By Geoff Fein

The Navy last week issued its anticipated request for proposals (RFP) for the Consolidated Afloat Network Enterprise Services (CANES), a directed approach to reduce infrastructure and increase capability across surface ship networks.

The RFP is for the common computing environment, the infrastructure piece of CANES, said Chris Miller, program executive officer for command, control, communications, computers and intelligence (PEO C4I).

Space and Naval Warfare Systems Command (SPAWAR) had been working since January to issue the RFP, but the huge number of responses following several industry days led PEO C4I to review the feedback and delay the RFP.

“We got more feedback and comments than we were expecting, so obviously it took us a littler bit longer than we were expecting,” Miller said. “It actually made the product better and we are really pleased.”

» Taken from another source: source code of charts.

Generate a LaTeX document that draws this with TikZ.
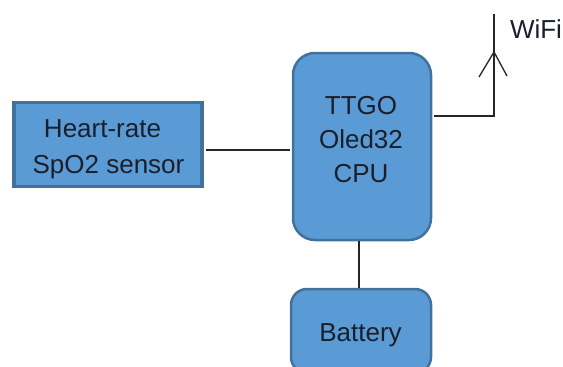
\documentclass[tikz,border=0pt]{standalone}
\usepackage{fontspec}
\setmainfont{Liberation Sans}
\definecolor{boxfill}{HTML}{5B9BD5}
\definecolor{boxline}{HTML}{41719C}
\definecolor{boxtext}{HTML}{1A1F2B}
\tikzset{
  block/.style={draw=boxline,fill=boxfill,line width=2.5pt,inner sep=0pt},
  caption/.style={text=boxtext,align=center,inner sep=0pt,font=\fontsize{26}{#1}\selectfont},
  caption/.default=34,
  wire/.style={line width=1.3pt,black!85}
}

\begin{document}
\begin{tikzpicture}[x=1pt,y=-1pt]
  \useasboundingbox (0,0) rectangle (563,367);
  \node[block,line width=3.5pt,minimum width=188pt,minimum height=84pt] (sensor) at (108,144.5) {};
  \node[block,rounded corners=22pt,minimum width=138pt,minimum height=187pt] (cpu) at (362,146.5) {};
  \node[block,rounded corners=16pt,minimum width=140pt,minimum height=84pt] (battery) at (361,331) {};

  \node[caption=36] (sensortext) at (108.5,149) {Heart-rate\hspace*{12pt}\\SpO2 sensor};
  \node[caption] (cputext) at (361,140) {TTGO\\Oled32\\CPU};
  \node[caption] (batterytext) at (360.5,335) {Battery};
  \node[caption] (wifi) at (536,29) {WiFi};

  \coordinate (sensorin) at (290,150);
  \coordinate (uplink) at (434,116);
  \coordinate (corner) at (494,116);
  \coordinate (mast) at (494,14);
  \coordinate (feed) at (494,52);
  \coordinate (legl) at (479,77);
  \coordinate (legr) at (507,76);

  \draw[wire] ([xshift=2pt]sensor.east |- sensorin) -- (sensorin);
  \draw[wire] (cpu.south -| 359,0) -- (battery.north -| 359,0);
  \draw[wire] (uplink) -- (corner) -- (mast);
  \draw[wire] (legl) -- (feed) -- (legr);
\end{tikzpicture}
\end{document}
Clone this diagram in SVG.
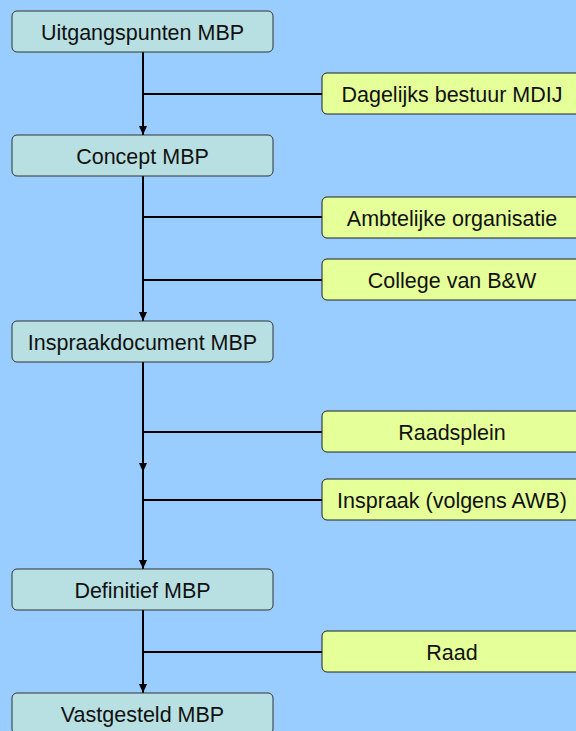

Miller noted the office had received more than 1,200 questions and comments from the five industry days. “I really think that was critical. That gave us a lot more feedback, a lot more insight. The more we get feedback from industry and other people, the better off we are going to be.”

Additionally, CANES went through an Office of the Secretary of Defense (OSD) peer review.

“We had an OSD peer review…obviously we had folks from AT&L and the other services come help us, but we also went through some internal things where we had some of our internal senior folks inside Team SPAWAR look at the contract as well,” he added.

Responses to the RFP, which went out April 2, are due June 3. The plan is to initially have two awards, then downselect to a single bidder, Miller said. The process will run roughly 14 months, resulting in a downselect sometime in 2010, he added.

A number of defense companies are working on CANES efforts, including Boeing [BA], BAE Systems, Lockheed Martin [LMT], Northrop Grumman [NOC], and Raytheon [RTN].

The first increment, Miller said, is focused on the Navy getting its arms around today’s information technology (IT) networks afloat.

“Today we have a series of networks, so this first piece is really getting our arms around that and providing it in such a way as to increase the availability…make it more sustainable, those kind of critical drivers we are undertaking with our program,” he said.

“In the future, we are starting to work with our resource sponsor at OPNAV on an Increment II of the program that will provide the total shipboard IT networking infrastructure,” Miller said. “But we want to be careful here that we do it right…that we get the requirements understood and we are able to build a program to basically meet all those additional requirements [that we are after] in a total shipboard environment.”

Future growth areas that will go into future increments of the program include Hull, Mechanical and Electrical networks, reactor land network and shipboard control networks, Miller added.

One of the things the Navy strove for was to have an open architecture (OA) approach. So one of the key tenets about the CANES architecture was separation of the software from the hardware.

“We are going to have a separate RFP for our software, and, additionally, that RFP is going to be designed to be way more collaborative and open and incentivize small business so we can get the best stuff from our industry and government partners in the future,” Miller said.

Miller pointed out that PEO C4I is following a model similar to the submarine program’s Acoustic Rapids Commercial-off-the-shelf Insertion (ARCI) effort.

That should maximize competition as well as minimize the overall integration risk for the program, Miller added.

PEO C4I also had a risk mitigation effort with the USS Lincoln (CVN-72) Strike Group. “We are taking our current backbone network from the fleet today and we are doing some risk mitigation efforts on some of the key technologies, virtualization, some of the wireless, some SOA stuff,” he said.

Besides the Lincoln, the USS Cape St. George (CG-71) and the USS Shoup (DDG-86) participated in the risk mitigation effort, Miller said.

Those risk mitigation efforts will begin this summer, Miller added, to make sure those things actually work in an operational environment

“Because one of the most important things is we deliver this program on schedule and cost, so we are trying to be as creative as we can to make sure we are really burning down the technical risk for the program,” he said.

CANES will first go into legacy systems currently in operation, Miller said. “I don’t think that’s going to be a huge technical challenge.”

“In fact what we are seeing with some of these consolidation efforts like CANES, we are actually going to…[clean] up the network. We will be helping the ships because we will be taking away rack space, and helping them with power issues as we consolidate the infrastructure,” he said.

“Obviously, there is a lot of engineering we are going to have to go through, but the majority of the first part of this program in Increment I is really focused on the backfit of our existing fleet today,” Miller added. “The majority of fielding is focused on retrofitting today’s fleet.”

PEO C4I is also working with the new ship platforms, but that is going to take time, Miller said. “It is something we will work over the next few years. Our focus is really to hit the operational fleet today.”

The second piece, focusing on legacy applications, will be done on a case-by-case basis, Miller explained.

“Some programs are pretty easy. We have had great success in moving some legacy programs…current applications like the Naval Tactical Command Support System and the Global Command and Control System, over fairly easily,” he said. “But then there are some [that are] much more complicated that we are having to spend more time [on]. We are kind of handling those on a case-by-case [basis]. But today we have not seen an application that we cannot handle, or figure out how to engineer, to get inside of the architecture.”